## Begin Data excerpts
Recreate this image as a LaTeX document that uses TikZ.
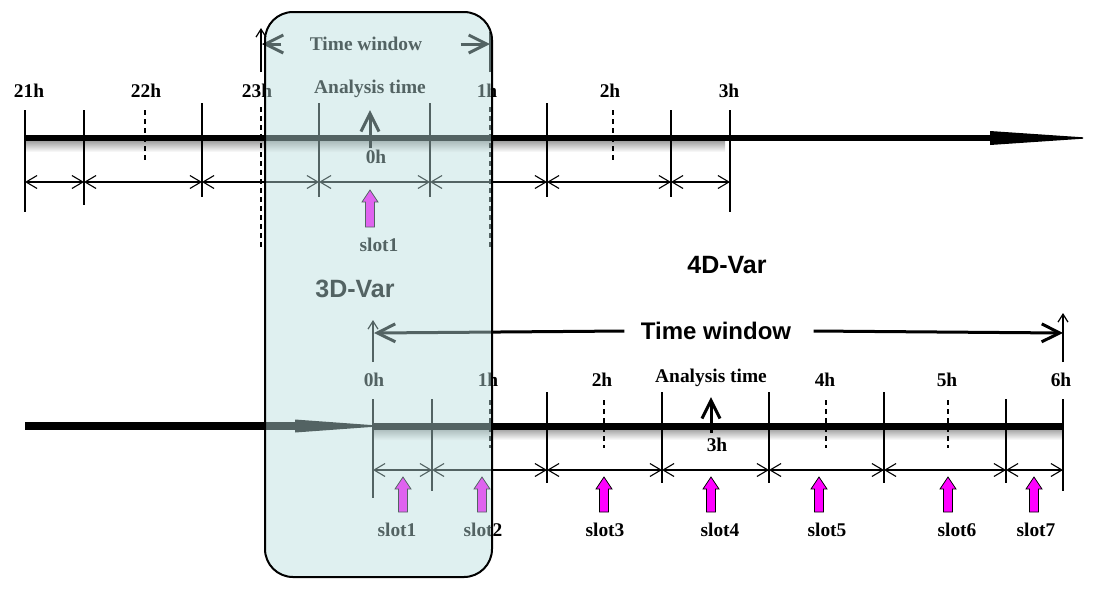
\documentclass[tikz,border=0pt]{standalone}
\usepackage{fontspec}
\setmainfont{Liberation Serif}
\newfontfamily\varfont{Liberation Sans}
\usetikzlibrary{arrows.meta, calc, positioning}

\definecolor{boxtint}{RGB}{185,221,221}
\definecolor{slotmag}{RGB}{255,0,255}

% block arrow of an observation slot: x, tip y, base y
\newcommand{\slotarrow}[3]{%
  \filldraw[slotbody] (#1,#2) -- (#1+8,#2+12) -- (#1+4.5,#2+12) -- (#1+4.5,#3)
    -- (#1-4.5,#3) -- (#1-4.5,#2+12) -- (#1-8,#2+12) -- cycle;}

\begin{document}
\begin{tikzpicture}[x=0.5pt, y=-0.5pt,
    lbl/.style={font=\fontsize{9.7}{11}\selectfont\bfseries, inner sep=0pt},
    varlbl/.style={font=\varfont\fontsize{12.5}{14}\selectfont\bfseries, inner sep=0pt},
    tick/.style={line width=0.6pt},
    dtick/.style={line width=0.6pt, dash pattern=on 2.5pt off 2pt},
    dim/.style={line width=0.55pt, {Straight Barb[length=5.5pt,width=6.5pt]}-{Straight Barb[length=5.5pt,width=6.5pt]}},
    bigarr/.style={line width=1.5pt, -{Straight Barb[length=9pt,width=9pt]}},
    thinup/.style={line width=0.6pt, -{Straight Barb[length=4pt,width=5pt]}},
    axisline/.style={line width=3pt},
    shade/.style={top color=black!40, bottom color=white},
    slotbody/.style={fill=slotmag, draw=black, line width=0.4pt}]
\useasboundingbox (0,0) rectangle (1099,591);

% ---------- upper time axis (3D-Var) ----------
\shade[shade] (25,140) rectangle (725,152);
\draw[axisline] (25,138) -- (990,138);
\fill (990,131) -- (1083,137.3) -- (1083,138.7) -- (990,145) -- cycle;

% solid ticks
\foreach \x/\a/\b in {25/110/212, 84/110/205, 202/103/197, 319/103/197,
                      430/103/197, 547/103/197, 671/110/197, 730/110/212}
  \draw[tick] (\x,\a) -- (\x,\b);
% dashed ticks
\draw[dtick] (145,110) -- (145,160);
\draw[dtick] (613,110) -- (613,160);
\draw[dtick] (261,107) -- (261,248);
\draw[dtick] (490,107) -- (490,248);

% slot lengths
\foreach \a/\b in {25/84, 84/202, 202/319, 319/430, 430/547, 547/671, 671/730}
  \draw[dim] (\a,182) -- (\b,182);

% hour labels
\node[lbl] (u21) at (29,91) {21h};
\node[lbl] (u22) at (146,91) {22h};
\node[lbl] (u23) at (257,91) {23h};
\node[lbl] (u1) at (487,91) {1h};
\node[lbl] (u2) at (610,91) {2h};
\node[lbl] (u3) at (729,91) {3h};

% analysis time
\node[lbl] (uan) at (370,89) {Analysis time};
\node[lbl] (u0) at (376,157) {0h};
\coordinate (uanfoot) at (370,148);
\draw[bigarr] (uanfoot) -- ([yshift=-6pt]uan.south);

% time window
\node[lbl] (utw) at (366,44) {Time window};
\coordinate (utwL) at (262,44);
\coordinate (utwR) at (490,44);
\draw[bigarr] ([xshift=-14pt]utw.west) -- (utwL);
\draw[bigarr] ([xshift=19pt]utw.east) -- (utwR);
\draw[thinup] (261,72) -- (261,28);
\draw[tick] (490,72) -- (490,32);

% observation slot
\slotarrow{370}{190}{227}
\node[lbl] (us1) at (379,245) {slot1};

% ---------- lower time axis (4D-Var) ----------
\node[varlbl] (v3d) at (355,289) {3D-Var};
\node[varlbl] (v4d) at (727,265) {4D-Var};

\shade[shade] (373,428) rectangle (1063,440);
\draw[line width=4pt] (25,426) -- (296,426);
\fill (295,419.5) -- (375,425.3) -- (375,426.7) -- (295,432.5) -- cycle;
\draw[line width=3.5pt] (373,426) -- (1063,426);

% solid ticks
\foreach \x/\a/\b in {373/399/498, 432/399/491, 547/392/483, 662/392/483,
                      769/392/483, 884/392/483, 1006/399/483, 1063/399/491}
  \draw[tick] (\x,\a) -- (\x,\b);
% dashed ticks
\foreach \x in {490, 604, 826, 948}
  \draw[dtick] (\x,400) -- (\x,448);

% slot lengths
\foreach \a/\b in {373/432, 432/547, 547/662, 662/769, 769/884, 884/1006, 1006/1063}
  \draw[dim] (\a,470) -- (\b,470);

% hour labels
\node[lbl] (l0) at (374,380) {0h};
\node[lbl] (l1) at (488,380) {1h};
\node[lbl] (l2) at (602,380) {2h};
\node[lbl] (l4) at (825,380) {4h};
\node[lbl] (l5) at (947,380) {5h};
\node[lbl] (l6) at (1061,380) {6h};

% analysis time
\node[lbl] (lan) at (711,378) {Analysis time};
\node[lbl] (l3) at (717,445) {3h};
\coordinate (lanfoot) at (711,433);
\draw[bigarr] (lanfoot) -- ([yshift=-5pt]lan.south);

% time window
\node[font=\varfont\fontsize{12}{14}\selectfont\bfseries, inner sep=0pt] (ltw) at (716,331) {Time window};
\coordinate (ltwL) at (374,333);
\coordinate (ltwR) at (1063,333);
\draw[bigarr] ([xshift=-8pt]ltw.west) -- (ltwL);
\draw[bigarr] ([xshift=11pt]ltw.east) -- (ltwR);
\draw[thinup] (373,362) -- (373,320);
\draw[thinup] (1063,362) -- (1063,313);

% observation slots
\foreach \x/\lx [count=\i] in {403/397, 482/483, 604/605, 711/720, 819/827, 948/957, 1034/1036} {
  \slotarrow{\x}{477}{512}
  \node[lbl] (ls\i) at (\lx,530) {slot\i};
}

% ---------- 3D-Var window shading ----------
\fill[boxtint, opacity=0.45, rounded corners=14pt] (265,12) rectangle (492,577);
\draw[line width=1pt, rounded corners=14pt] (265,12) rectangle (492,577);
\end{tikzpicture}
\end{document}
## End Data excerpts
## Begin Data excerpts
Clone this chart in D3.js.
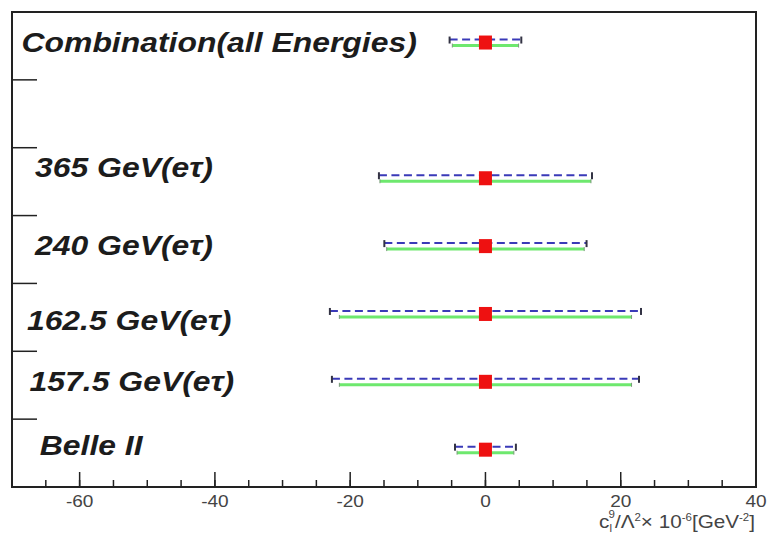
## End Data excerpts
## Begin Data excerpts
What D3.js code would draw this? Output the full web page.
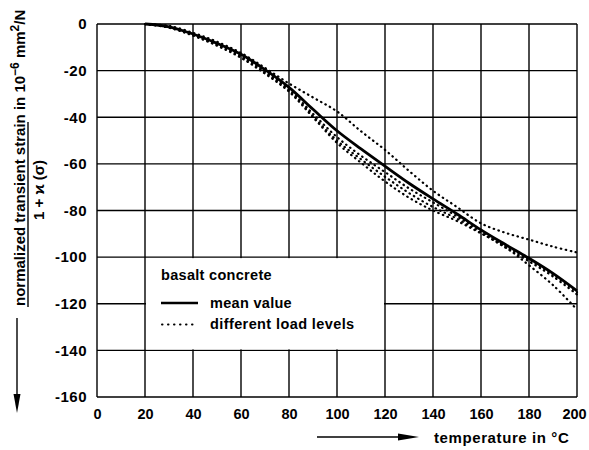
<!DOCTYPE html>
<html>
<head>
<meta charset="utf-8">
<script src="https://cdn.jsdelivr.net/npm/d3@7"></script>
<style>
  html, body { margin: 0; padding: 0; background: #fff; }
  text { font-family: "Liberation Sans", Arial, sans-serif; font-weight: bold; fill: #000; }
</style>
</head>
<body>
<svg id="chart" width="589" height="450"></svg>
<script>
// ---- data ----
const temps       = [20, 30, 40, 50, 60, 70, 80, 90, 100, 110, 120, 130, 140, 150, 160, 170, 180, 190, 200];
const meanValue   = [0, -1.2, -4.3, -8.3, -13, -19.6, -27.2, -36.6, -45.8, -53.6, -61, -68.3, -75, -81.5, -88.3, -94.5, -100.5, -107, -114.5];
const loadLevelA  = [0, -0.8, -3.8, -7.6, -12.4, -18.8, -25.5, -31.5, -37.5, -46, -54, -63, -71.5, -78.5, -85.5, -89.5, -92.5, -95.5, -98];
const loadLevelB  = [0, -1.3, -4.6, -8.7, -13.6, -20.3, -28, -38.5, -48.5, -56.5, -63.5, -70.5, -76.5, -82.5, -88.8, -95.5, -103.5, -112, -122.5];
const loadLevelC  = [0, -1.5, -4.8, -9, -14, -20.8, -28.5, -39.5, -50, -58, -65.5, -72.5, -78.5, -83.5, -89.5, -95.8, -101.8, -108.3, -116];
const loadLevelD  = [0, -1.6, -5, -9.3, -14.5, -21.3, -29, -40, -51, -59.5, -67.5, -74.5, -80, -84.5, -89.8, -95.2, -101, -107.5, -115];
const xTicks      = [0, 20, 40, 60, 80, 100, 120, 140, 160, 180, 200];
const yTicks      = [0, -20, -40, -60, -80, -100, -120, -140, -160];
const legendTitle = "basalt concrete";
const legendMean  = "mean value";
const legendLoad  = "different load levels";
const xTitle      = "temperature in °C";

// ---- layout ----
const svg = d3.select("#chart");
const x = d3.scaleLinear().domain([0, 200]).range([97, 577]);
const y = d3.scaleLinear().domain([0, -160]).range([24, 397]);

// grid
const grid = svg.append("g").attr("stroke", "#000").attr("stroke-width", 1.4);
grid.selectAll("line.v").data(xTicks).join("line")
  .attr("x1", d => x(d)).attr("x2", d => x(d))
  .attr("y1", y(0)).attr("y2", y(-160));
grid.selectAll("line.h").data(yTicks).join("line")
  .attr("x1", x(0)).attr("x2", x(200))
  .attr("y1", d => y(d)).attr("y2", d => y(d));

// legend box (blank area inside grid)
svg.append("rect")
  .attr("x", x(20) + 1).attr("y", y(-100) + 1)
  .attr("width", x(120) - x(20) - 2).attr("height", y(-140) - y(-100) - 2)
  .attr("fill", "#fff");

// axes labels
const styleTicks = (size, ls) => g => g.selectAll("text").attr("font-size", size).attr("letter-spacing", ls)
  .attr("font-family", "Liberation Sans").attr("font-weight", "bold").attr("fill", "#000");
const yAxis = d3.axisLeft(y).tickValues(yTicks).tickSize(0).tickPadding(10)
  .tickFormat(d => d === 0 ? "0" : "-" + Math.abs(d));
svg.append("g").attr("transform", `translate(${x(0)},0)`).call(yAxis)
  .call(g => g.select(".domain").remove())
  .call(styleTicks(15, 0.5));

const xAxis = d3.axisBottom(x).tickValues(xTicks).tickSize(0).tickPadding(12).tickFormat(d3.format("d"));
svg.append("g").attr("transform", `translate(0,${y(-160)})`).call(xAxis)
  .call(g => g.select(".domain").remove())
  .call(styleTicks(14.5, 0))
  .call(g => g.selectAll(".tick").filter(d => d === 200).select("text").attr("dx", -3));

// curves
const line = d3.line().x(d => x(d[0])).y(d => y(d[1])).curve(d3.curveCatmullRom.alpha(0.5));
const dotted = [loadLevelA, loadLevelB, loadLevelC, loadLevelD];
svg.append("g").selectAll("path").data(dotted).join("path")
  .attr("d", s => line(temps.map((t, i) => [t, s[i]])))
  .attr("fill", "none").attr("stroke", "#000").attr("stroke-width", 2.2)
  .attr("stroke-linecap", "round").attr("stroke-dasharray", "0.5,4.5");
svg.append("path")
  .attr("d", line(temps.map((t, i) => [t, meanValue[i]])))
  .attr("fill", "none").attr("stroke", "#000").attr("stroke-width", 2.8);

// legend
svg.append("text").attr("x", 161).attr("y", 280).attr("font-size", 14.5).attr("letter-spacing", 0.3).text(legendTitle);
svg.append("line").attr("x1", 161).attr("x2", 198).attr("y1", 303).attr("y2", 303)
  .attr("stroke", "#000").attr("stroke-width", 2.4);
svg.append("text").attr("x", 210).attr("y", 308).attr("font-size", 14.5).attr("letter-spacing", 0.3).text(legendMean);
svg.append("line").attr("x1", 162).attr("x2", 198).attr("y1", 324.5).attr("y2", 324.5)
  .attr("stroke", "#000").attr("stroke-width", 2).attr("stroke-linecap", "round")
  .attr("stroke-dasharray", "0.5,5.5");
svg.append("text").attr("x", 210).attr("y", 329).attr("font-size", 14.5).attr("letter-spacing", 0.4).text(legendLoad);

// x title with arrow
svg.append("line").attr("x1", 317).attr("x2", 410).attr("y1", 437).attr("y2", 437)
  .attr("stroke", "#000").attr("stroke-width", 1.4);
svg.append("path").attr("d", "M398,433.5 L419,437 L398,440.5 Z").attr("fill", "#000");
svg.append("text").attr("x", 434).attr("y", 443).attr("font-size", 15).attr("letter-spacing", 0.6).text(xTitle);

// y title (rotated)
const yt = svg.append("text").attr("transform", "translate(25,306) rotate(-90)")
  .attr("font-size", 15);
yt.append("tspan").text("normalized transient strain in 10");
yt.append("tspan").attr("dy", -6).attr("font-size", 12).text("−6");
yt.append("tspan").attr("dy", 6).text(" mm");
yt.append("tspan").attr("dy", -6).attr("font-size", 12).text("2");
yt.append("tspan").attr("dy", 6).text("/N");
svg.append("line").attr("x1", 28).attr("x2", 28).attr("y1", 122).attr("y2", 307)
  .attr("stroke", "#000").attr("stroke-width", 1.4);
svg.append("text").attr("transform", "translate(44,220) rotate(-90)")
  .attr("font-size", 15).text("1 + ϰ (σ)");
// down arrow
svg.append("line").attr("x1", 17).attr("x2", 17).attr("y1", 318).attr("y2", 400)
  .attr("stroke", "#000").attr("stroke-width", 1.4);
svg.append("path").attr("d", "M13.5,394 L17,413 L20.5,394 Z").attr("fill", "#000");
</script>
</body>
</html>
## End Data excerpts
* Work to be completed
Pick out the lines above that hold the string "this" and show them.

* Exercise response
Recreate this image as a LaTeX document that uses TikZ.
Clone this chart in D3.js.
What D3.js code would draw this? Output the full web page.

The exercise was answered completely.